I know full well how Japan’s military spending works, thanks. But a de-militarized state of Palestine is more like de-militarized territory. Example:it prevents Palestinians from becoming allies with Iran and using that airspace.
Israel is not going to let Palestinians have a military. Not when their leadership and population want an active war. Israel spends more of its GDP on military than any other country in the world. It has to. So in a future two-state scenario, not only is Israel concerned with increased security precautions, but a strong Israel is also a safer Palestine.
There are two other places on Israel’s border where de-militarized zones exists: Golan Heights and parts of the Sinai…it’s not foreign to Israel’s history. Since the Palestinians and Israelis would be at a tentative peace and in no way allies, it’s reasonable to expect an outbreak of war if the PLO and Hamas were effectively harmed.
It’s also a legit concern that a Palestinian State could team up with another Arab country and, well, you have an idea how that could turn out. In 20 years, I’ll be hearing about the refugees of '11.
Make sense based on military conflict?
And you want Israel to be punished for developing what others have neglected? But seriously, it’s not going to happen. Israel has been fighting for its existence since…well, before statehood. About 100 years now. Whatever mistakes were made in 67 can’t be undone now. It isn’t how things work. And it isn’t reasonable to ask.
I find your attitude that Israel is at fault for all of this a little alarming. You kept comparing Israel to European conflicts. Why? Are you trying to say that terrorist attacks in Israel is Israel’s fault? They have negotiated. They have made agreements. It doesn’t make peace, though. Everything you say is right out of a PLO talking points memo*. Give Palestinians a military and their own sovereign government. Oh PS Who cares if they want to go to war with Israel? *
Which is what Netanyahu seems to be willing to do! But there’s not going to be a land swap based on 48 borders. There’d be a land swap based on 67 armistice lines, and the idea that you can turn the clock back to 1948 and erase all of the Arab mistakes in the region to punish Israel is ridiculous.
In 63 years, I have a feeling that Israel will still be a leader in technology, military, academia, and the arts. No one will think, “Damn! Should’ve annexed that bitch when we had the chance!”
? Air superiority?
Thank heavens you’re not in the State Department.
I just woke up. I hope I made sense. I can’t quite seem to get your position on things. What about the refugee situation? Should Jordan and Egypt help pay for restitution?

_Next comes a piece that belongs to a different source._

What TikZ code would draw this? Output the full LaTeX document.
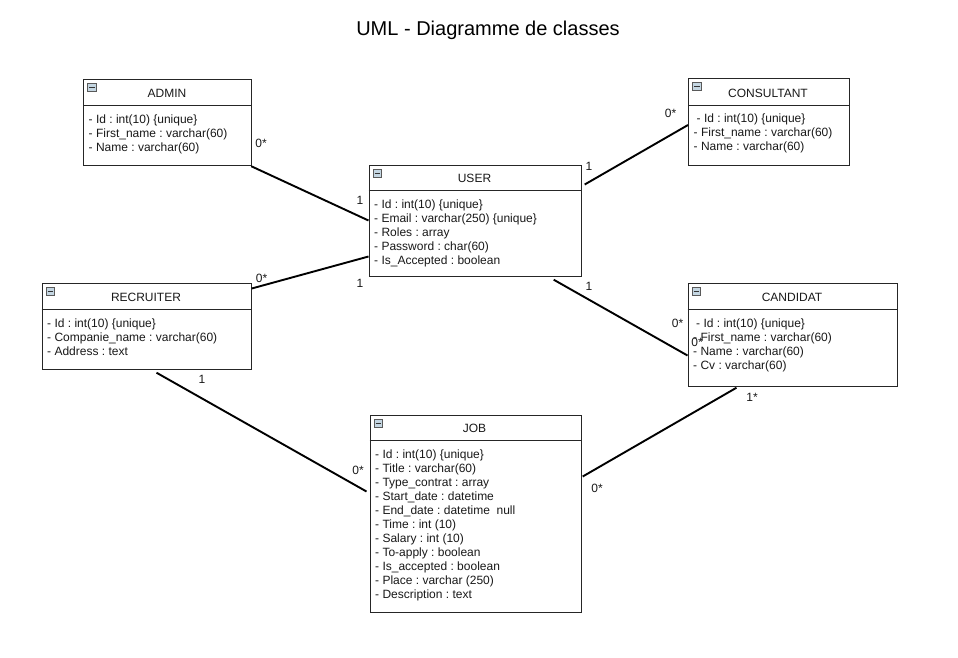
\documentclass[tikz,border=0pt]{standalone}
\usepackage{fontspec}
\setmainfont{Liberation Sans}
\frenchspacing
\usetikzlibrary{calc}
\tikzset{
  x=1pt,y=-1pt,
  boxshape/.style={draw=black!85,line width=1.2pt,fill=white,rectangle,inner sep=0pt,anchor=north west},
  assoc/.style={draw=black,line width=1.9pt},
  lbl/.style={font=\fontsize{12}{14}\selectfont,inner sep=0pt,text=black!90},
  attrs/.style={font=\fontsize{12}{14}\selectfont,inner sep=0pt,anchor=north west,align=left,text=black!90},
  head/.style={font=\fontsize{12}{14}\selectfont,inner sep=0pt,text=black!90},
}
\definecolor{iconfill}{RGB}{196,214,226}
\newcommand{\attrdy}{36}
% #1 name, #2 x, #3 y, #4 w, #5 h, #6 header h, #7 title, #8 attributes, #9 title x offset
\newcommand{\umlclass}[9]{%
  \node[boxshape,minimum width=#4pt,minimum height=#5pt] (#1) at (#2,#3) {};
  \draw[draw=black!85,line width=1pt] ($(#1.north west)+(0,#6)$) -- ($(#1.north east)+(0,#6)$);
  \node[head] (#1t) at ($(#1.north west)+(#9,#6/2+1.5)$) {#7};
  \node[attrs] (#1a) at ($(#1.north west)+(5.5,\attrdy)$) {#8};
  \draw[draw=black!65,fill=iconfill,line width=.8pt] ($(#1.north west)+(4.5,4.5)$) rectangle ($(#1.north west)+(13,12.5)$);
  \draw[draw=black!80,line width=.9pt] ($(#1.north west)+(6,8.5)$) -- ($(#1.north west)+(11.5,8.5)$);
}
\begin{document}
\begin{tikzpicture}
\useasboundingbox (0,0) rectangle (958,657);
\fill[white] (0,0) rectangle (958,657);
\node[font=\fontsize{20}{24}\selectfont,inner sep=0pt] (title) at (488,30) {UML - Diagramme de classes};

\renewcommand{\attrdy}{35.5}
\umlclass{admin}{83}{79}{168}{86}{26}{ADMIN}{- Id : int(10) \{unique\}\\- First\_name : varchar(60)\\- Name : varchar(60)}{84}
\renewcommand{\attrdy}{35.5}
\umlclass{consultant}{688}{78}{161}{86.5}{27}{CONSULTANT}{\hspace{3pt}- Id : int(10) \{unique\}\\- First\_name : varchar(60)\\- Name : varchar(60)}{80}
\renewcommand{\attrdy}{35.5}
\umlclass{user}{368.5}{164.5}{212}{111}{25.5}{USER}{- Id : int(10) \{unique\}\\- Email : varchar(250) \{unique\}\\- Roles : array\\- Password : char(60)\\- Is\_Accepted : boolean}{106}
\renewcommand{\attrdy}{36.5}
\umlclass{recruiter}{41.5}{282.5}{209}{86}{26.5}{RECRUITER}{- Id : int(10) \{unique\}\\- Companie\_name : varchar(60)\\- Address : text}{104.5}
\umlclass{candidat}{687.5}{282.5}{209}{103}{26.5}{CANDIDAT}{\hspace{3pt}- Id : int(10) \{unique\}\\- First\_name : varchar(60)\\- Name : varchar(60)\\- Cv : varchar(60)}{104.5}
\renewcommand{\attrdy}{35.5}
\umlclass{job}{369.5}{414.5}{211}{197}{25.5}{JOB}{- Id : int(10) \{unique\}\\- Title : varchar(60)\\- Type\_contrat : array\\- Start\_date : datetime\\- End\_date : datetime\ \ null\\- Time : int (10)\\- Salary : int (10)\\- To-apply : boolean\\- Is\_accepted : boolean\\- Place : varchar (250)\\- Description : text}{105}

\coordinate (adminEnd) at ($(admin.south east)+(-1,0)$);
\coordinate (userA) at ($(user.north west)+(0,56)$);
\coordinate (userR) at ($(user.north west)+(0,92)$);
\coordinate (recR) at ($(recruiter.north east)+(0,6)$);
\coordinate (userC) at ($(user.north east)+(3,20)$);
\coordinate (consC) at ($(consultant.north west)+(0,47)$);
\coordinate (userD) at ($(user.south east)+(-28,3)$);
\coordinate (candU) at ($(candidat.north west)+(0,73)$);
\coordinate (recJ) at ($(recruiter.south west)+(115,3)$);
\coordinate (jobR) at ($(job.north west)+(-3,77)$);
\coordinate (jobC) at ($(job.north east)+(1,62)$);
\coordinate (candJ) at ($(candidat.south west)+(49,1)$);

\draw[assoc] (adminEnd) -- (userA);
\draw[assoc] (userR) -- (recR);
\draw[assoc] (userC) -- (consC);
\draw[assoc] (userD) -- (candU);
\draw[assoc] (recJ) -- (jobR);
\draw[assoc] (jobC) -- (candJ);

\node[lbl] (l1) at (261,143) {0*};
\node[lbl] (l2) at (360,200) {1};
\node[lbl] (l3) at (670.5,113) {0*};
\node[lbl] (l4) at (589,166) {1};
\node[lbl] (l5) at (261.5,278) {0*};
\node[lbl] (l6) at (360,283) {1};
\node[lbl] (l7) at (589,286) {1};
\node[lbl] (l8) at (677.5,323) {0*};
\node[lbl] (l9) at (697,342.5) {0*};
\node[lbl] (l10) at (202,379) {1};
\node[lbl] (l11) at (358,470) {0*};
\node[lbl] (l12) at (597,488) {0*};
\node[lbl] (l13) at (752,397) {1*};
\end{tikzpicture}
\end{document}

I remember a scene from James Michener’s The Source, where an utterly ignorant and “completely insociate” family of Moroccan Jews arrives in Israel in the 1960s. An Israeli points out to an American that these are the kind of immigrants who built America, but America doesn’t want them any more and it’s our loss; Israel will be enriched by them.
Israel has extended that tradition more recently, for example by accepting in a whole ethnic group from Ethiopia en mass - 120,000 of them - in the 80s and 90s.
Those people share an ethnic tie to the majority of Israelis (they are African Jews) - and even so, of course there are frictions, though the Wiki has this to say:
However, I suspect that it would be different where the poor immigrants have a stong communal identity that is directly opposed to that of the (existing) majority population, through a long conflict. That might pose more of a problem.
^^ Beta Israel is what I had in mind, plus the migrant workers that come up through Egypt. Israel has an immigration issue.
But can you imagine the havoc that five million new people would wreck on a small nation’s economy? The education, health, and social welfare systems would collapse. It took the Ethiopian Jews a few generations to really have ‘opportunities’, and they are still some of the poorest in Israel.